Baca: Hari Santri, Jebolan Pesantren yang Kini Jadi Bupati
Wakil Ketua Lakpesdam PBNU 2022-2027 ini mengimbau agar kaum santri tidak melupakan fakta sejarah bahwa berdirinya NKRI tidak jatuh dari langit dengan tiba-tiba, tapi ada darah tumpah dan perjuangan para syuhada bangsa termasuk para ulama. Saat Pancasila lahir sebagai ideologi negara pun, ada ijtihad para alim ulama di dalamnya bahwa negara dengan bangsa majemuk seperti Indonesia hanya layak dinaungi oleh ideologi terbuka Pancasila, bukan oleh agama tertentu.

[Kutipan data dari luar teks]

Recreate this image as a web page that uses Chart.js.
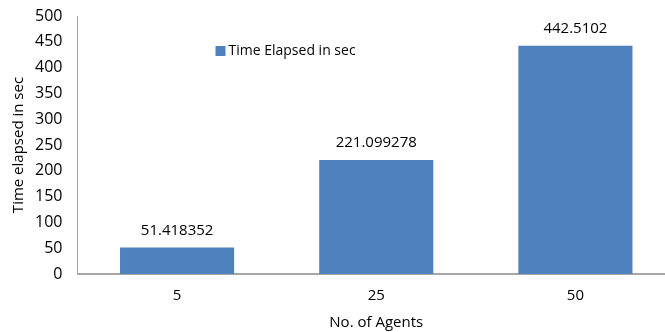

“Kaum santri itu pewaris para kyai dan alim ulama. Golongan santri tentu tidak akan pernah rela jika warisan kyai dan alim ulama mereka diganggu dan dirusak. Sebagai santri sudah seharusnya mereka bergerak menjaga keutuhan NKRI berdasarkan Pancasila sebagai bagian dari ketaatan pada kyai dan ajaran Islam,” tandas Dosen Tetap Pascasarjana Universitas Islam Malang (Unisma) tersebut.